Estamos entonces ante una paradoja: dos fuentes oficiales que hablan del mismo país pero cuentan historias distintas. Y no es un detalle menor. De cada 100 pesos de incremento reportado por la ENIGH, solo 24 serían reales; el resto proviene de mejoras en la medición —menos subreporte, mejor cobertura— y no de un verdadero aumento en la capacidad de compra de los hogares.
¿Qué implica esto para la política pública? Si se toma como referencia únicamente la versión optimista, los gobiernos pueden caer en la complacencia. Podrían pensar que los programas sociales ya son suficientes, cuando en realidad el ingreso disponible de millones de familias apenas se ha movido. Esa ilusión estadística se convierte en un espejismo que distorsiona las decisiones de gasto, inversión y diseño de políticas.
No se trata de negar los avances que la ENIGH muestra en la reducción del subreporte o en la caracterización de los hogares. Esa información es valiosa para saber cómo viven y cuáles son sus carencias. Pero confundir una mejora metodológica con un incremento real del ingreso es peligroso. Puede llevar a sobreestimar el impacto de los programas sociales y a ignorar la necesidad de un crecimiento económico más vigoroso.
La verdad incómoda es que el país sigue atrapado en un círculo de bajo crecimiento. Las transferencias alivian la pobreza extrema, pero no sustituyen la creación de empleos formales y bien remunerados. Un México que reparte sin crecer solo gana tiempo; no transforma de fondo las condiciones de vida.
El contraste entre ENIGH y Cuentas Nacionales también abre un debate técnico. Durante años, la encuesta captó apenas el 42 % del ingreso total que registran las cuentas macroeconómicas; en 2024 esa brecha se redujo a 46.6 %. ¿Por qué? En buena medida porque la encuesta mejoró su cobertura, no porque la economía haya dado un salto. Es un avance en la medición, sí, pero no necesariamente en la realidad material de los hogares.
También está la dimensión de la confianza en las cifras. Cuando las estadísticas se usan para discursos triunfalistas, corren el riesgo de ser vistas como propaganda. La legitimidad de la política social se erosiona si lo que dicen los datos no coincide con lo que la gente vive.

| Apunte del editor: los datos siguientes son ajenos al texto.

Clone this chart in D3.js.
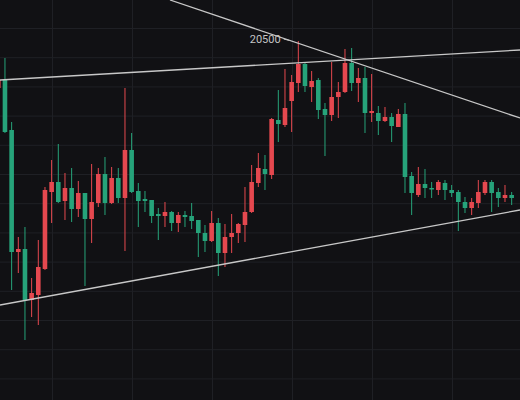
<!DOCTYPE html>
<html><head><meta charset="utf-8">
<script src="https://cdn.jsdelivr.net/npm/d3@7"></script>
<style>html,body{margin:0;padding:0;background:#111114;overflow:hidden}</style>
</head><body><svg id="c" width="520" height="400"></svg>
<script>
const opens  = [20010,20090,19590,18370,18400,17890,17940,18200,18970,19070,18880,19010,18800,18960,18700,18860,19150,18860,19110,18910,19390,18980,18900,18890,18750,18730,18770,18660,18740,18730,18690,18560,18480,18660,18360,18520,18560,18640,18770,19060,19200,19140,19690,19640,19880,20060,20250,20020,20090,19800,19740,19920,19970,20260,20060,20110,19760,19760,19680,19720,19620,19750,19130,18940,19050,19010,18990,19060,18990,18970,18870,18810,18860,18960,19070,18970,18910,18940];
const highs  = [20090,20310,19670,18520,18620,18110,18490,19020,19290,19450,19160,19210,19080,18960,19250,19210,19320,19220,19210,20010,19560,19060,18980,18890,18810,18870,18780,18770,18780,18860,18690,18640,18780,18710,18650,18750,18660,19020,19240,19360,19340,19710,19990,20200,20140,20480,20270,20180,20110,19860,20270,20070,20400,20410,20210,20220,20150,19830,19820,19760,19800,19860,19170,19220,19200,19070,19090,19090,19040,18990,18920,18910,19090,19090,19090,19010,19040,18970];
const lows   = [19990,19560,17990,18160,17490,17720,17640,18190,18660,18860,18690,18670,18720,18030,18460,18820,18740,18850,18860,18380,18960,18620,18770,18660,18490,18620,18580,18570,18620,18600,18320,18370,18470,18130,18220,18360,18460,18470,18760,19020,18990,19100,19470,19620,19570,19970,19970,19870,19700,19330,19680,19710,19960,19980,19870,19560,19670,19540,19670,19470,19620,18960,18740,18920,18910,18910,18940,18890,18920,18580,18760,18740,18810,18940,18770,18820,18870,18840];
const closes = [20090,19570,18370,18400,17890,17960,18220,18990,19070,18870,19010,18800,18960,18700,18870,19150,18860,19110,18910,19390,18970,18880,18880,18730,18730,18770,18660,18740,18720,18680,18560,18480,18660,18360,18520,18560,18650,18770,19070,19210,19150,19700,19650,19810,20070,20250,20030,20080,19790,19740,19920,19970,20260,20060,20110,19760,19780,19680,19720,19630,19750,19120,18960,19050,19010,19000,19070,18990,18960,18870,18810,18870,18970,19070,18960,18910,18940,18910];
// trendlines: [index, price] endpoints
const trendlines = [
  [[0.255,20090],[78.25,20390]],
  [[0.255,17840],[78.25,18790]],
  [[25.75,20890],[78.25,19710]]
];
const levelLabel = "20500";
const levelPrice = 20500;
const levelIndex = 44.3;

const svg = d3.select("#c");
const W=520,H=400;
const x = d3.scaleLinear().domain([0,77]).range([-1.7,-1.7+6.667*77]);
const y = d3.scaleLinear().domain([20890,16890]).range([0,400]);

// grid
const g = svg.append("g");
[52,132,212,292,372,452].forEach(v=>g.append("line").attr("x1",v+0.5).attr("x2",v+0.5).attr("y1",0).attr("y2",H).attr("stroke","#1f2025").attr("stroke-width",1));
for(let k=0;k<14;k++){const v=28.5+29.2*k;g.append("line").attr("x1",0).attr("x2",W).attr("y1",v).attr("y2",v).attr("stroke","#1f2025").attr("stroke-width",1);}

const up="#e5484f", dn="#26a37a";
const data = opens.map((o,i)=>({i,o,h:highs[i],l:lows[i],c:closes[i]}));
const cg = svg.append("g");
cg.selectAll("line.w").data(data).join("line")
  .attr("x1",d=>x(d.i)).attr("x2",d=>x(d.i))
  .attr("y1",d=>y(d.h)).attr("y2",d=>y(d.l))
  .attr("stroke",d=>d.c>=d.o?up:dn).attr("stroke-width",1);
cg.selectAll("rect").data(data).join("rect")
  .attr("x",d=>x(d.i)-2.3).attr("width",4.6)
  .attr("y",d=>y(Math.max(d.o,d.c)))
  .attr("height",d=>Math.max(1.5,Math.abs(y(d.o)-y(d.c))))
  .attr("fill",d=>d.c>=d.o?up:dn);

const line = d3.line().x(d=>x(d[0])).y(d=>y(d[1]));
svg.append("g").selectAll("path").data(trendlines).join("path")
  .attr("d",line).attr("fill","none").attr("stroke","#c8c8c8").attr("stroke-width",1.3);

svg.append("text").attr("x",x(levelIndex)-13).attr("y",y(levelPrice)+4)
  .attr("text-anchor","end").attr("font-family","Roboto, sans-serif").attr("font-size",11)
  .attr("fill","#c4c4c4").text(levelLabel);
svg.append("line").attr("x1",x(levelIndex)-10).attr("x2",x(levelIndex)-4)
  .attr("y1",y(levelPrice)).attr("y2",y(levelPrice)+1.5).attr("stroke","#c4c4c4").attr("stroke-width",1);
</script></body></html>
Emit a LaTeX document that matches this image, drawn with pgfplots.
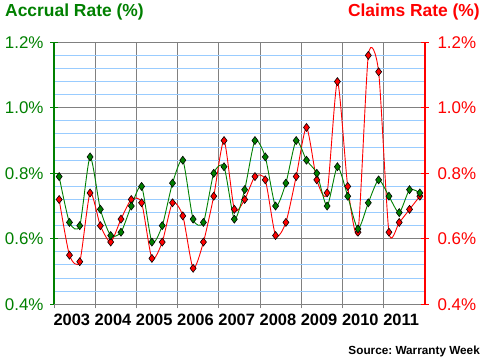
\documentclass[border=0pt]{standalone}
\usepackage{pgfplots}
\pgfplotsset{compat=1.18}
\usepackage{fontspec}
\setmainfont{Liberation Sans}
\frenchspacing
\definecolor{dgreen}{RGB}{0,128,0}
\definecolor{gridgray}{RGB}{128,128,128}
\definecolor{lblue}{RGB}{153,204,255}
\begin{document}
\begin{tikzpicture}
\begin{axis}[name=a,
  scale only axis, width=371bp, height=262bp,
  xmin=2003, xmax=2012, ymin=0.4, ymax=1.2,
  axis y line*=left, axis x line*=bottom,
  y axis line style={draw=dgreen, line width=1.2bp},
  x axis line style={draw=gridgray, line width=1bp},
  xtick={2003,...,2011},
  xticklabels={2003,2004,2005,2006,2007,2008,2009,2010,2011},
  xticklabel style={anchor=north west, xshift=-4bp, yshift=-2bp, font=\fontsize{16.5}{18}\selectfont\bfseries},
  xtick style={draw=gridgray, line width=1bp},
  ytick={0.4,0.6,...,1.2},
  yticklabels={0.4\%,0.6\%,0.8\%,1.0\%,1.2\%},
  yticklabel style={text=dgreen, font=\fontsize{17}{18}\selectfont, xshift=-3bp},
  ytick style={draw=dgreen, line width=1.2bp},
  minor ytick={0.44,0.48,...,1.19},
  tick align=center, major tick length=8bp, minor tick length=0pt,
  xmajorgrids=true, ymajorgrids=true, yminorgrids=true,
  major grid style={draw=gridgray, line width=1bp},
  minor grid style={draw=lblue, line width=1bp},
  clip=false,
]
\addplot[red, line width=0.9bp, smooth, tension=0.4, mark=diamond*, mark size=4bp, mark options={fill=red, draw=black, line width=0.6bp}] coordinates {
(2003.125,0.72)(2003.375,0.55)(2003.625,0.53)(2003.875,0.74)
(2004.125,0.64)(2004.375,0.59)(2004.625,0.66)(2004.875,0.72)
(2005.125,0.71)(2005.375,0.54)(2005.625,0.59)(2005.875,0.71)
(2006.125,0.67)(2006.375,0.51)(2006.625,0.59)(2006.875,0.73)
(2007.125,0.90)(2007.375,0.69)(2007.625,0.72)(2007.875,0.79)
(2008.125,0.78)(2008.375,0.61)(2008.625,0.65)(2008.875,0.79)
(2009.125,0.94)(2009.375,0.78)(2009.625,0.74)(2009.875,1.08)
(2010.125,0.76)(2010.375,0.62)(2010.625,1.16)(2010.875,1.11)
(2011.125,0.62)(2011.375,0.65)(2011.625,0.69)(2011.875,0.73)
};
\addplot[dgreen, line width=0.9bp, smooth, tension=0.4, mark=diamond*, mark size=4bp, mark options={fill=dgreen, draw=black, line width=0.6bp}] coordinates {
(2003.125,0.79)(2003.375,0.65)(2003.625,0.64)(2003.875,0.85)
(2004.125,0.69)(2004.375,0.61)(2004.625,0.62)(2004.875,0.70)
(2005.125,0.76)(2005.375,0.59)(2005.625,0.64)(2005.875,0.77)
(2006.125,0.84)(2006.375,0.66)(2006.625,0.65)(2006.875,0.80)
(2007.125,0.82)(2007.375,0.66)(2007.625,0.75)(2007.875,0.90)
(2008.125,0.85)(2008.375,0.70)(2008.625,0.77)(2008.875,0.90)
(2009.125,0.84)(2009.375,0.80)(2009.625,0.70)(2009.875,0.82)
(2010.125,0.73)(2010.375,0.63)(2010.625,0.71)(2010.875,0.78)
(2011.125,0.73)(2011.375,0.68)(2011.625,0.75)(2011.875,0.74)
};
\end{axis}
\begin{axis}[
  scale only axis, width=371bp, height=262bp,
  xmin=2003, xmax=2012, ymin=0.4, ymax=1.2,
  axis y line*=right, axis x line=none,
  y axis line style={draw=red, line width=1.2bp},
  ytick={0.4,0.6,...,1.2},
  yticklabels={0.4\%,0.6\%,0.8\%,1.0\%,1.2\%},
  yticklabel style={text=red, font=\fontsize{17}{18}\selectfont, xshift=5bp},
  ytick style={draw=red, line width=1.2bp},
  tick align=center, major tick length=8bp,
]
\end{axis}
\node[anchor=west, text=dgreen, font=\fontsize{17.5}{18}\selectfont\bfseries, inner sep=0pt] at ([xshift=-49bp, yshift=30.8bp]a.north west) {Accrual Rate (\%)};
\node[anchor=east, text=red, font=\fontsize{17.5}{18}\selectfont\bfseries, inner sep=0pt] at ([xshift=55bp, yshift=30.8bp]a.north east) {Claims Rate (\%)};
\node[anchor=east, text=black, font=\fontsize{11.8}{13}\selectfont\bfseries, inner sep=0pt] at ([xshift=55bp, yshift=-46.7bp]a.south east) {Source: Warranty Week};
\pgfresetboundingbox
\path[use as bounding box] ([xshift=-54bp, yshift=-57.7bp]a.south west) rectangle ([xshift=60bp, yshift=42.3bp]a.north east);
\end{tikzpicture}
\end{document}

Esa discrepancia alimenta la desconfianza.
En el plano internacional, organismos como la OCDE o el Banco Mundial suelen preferir indicadores consistentes con las Cuentas Nacionales. México corre así el riesgo de enviar señales contradictorias: hacia dentro, un país en progreso; hacia fuera, un país estancado. Esa “doble vida” complica la comparación internacional y limita la credibilidad de nuestros avances.
El debate de fondo no es solo técnico, sino político y ético. ¿Queremos usar las estadísticas para construir una narrativa de éxito o para reconocer con honestidad la magnitud de los retos? Un país que se engaña con números complacientes corre el riesgo de desarmarse frente a la realidad. La pobreza no se combate con narrativas, sino con crecimiento sostenido, empleos dignos, educación de calidad y políticas redistributivas eficaces.
El reto es doble: mejorar la medición del ingreso —como propone Leyva Parra—, pero sobre todo transformar la economía para que esas cifras reflejen un bienestar tangible. Solo así la disminución de la pobreza dejará de ser un dato en una encuesta y se convertirá en un cambio real en la vida de las personas.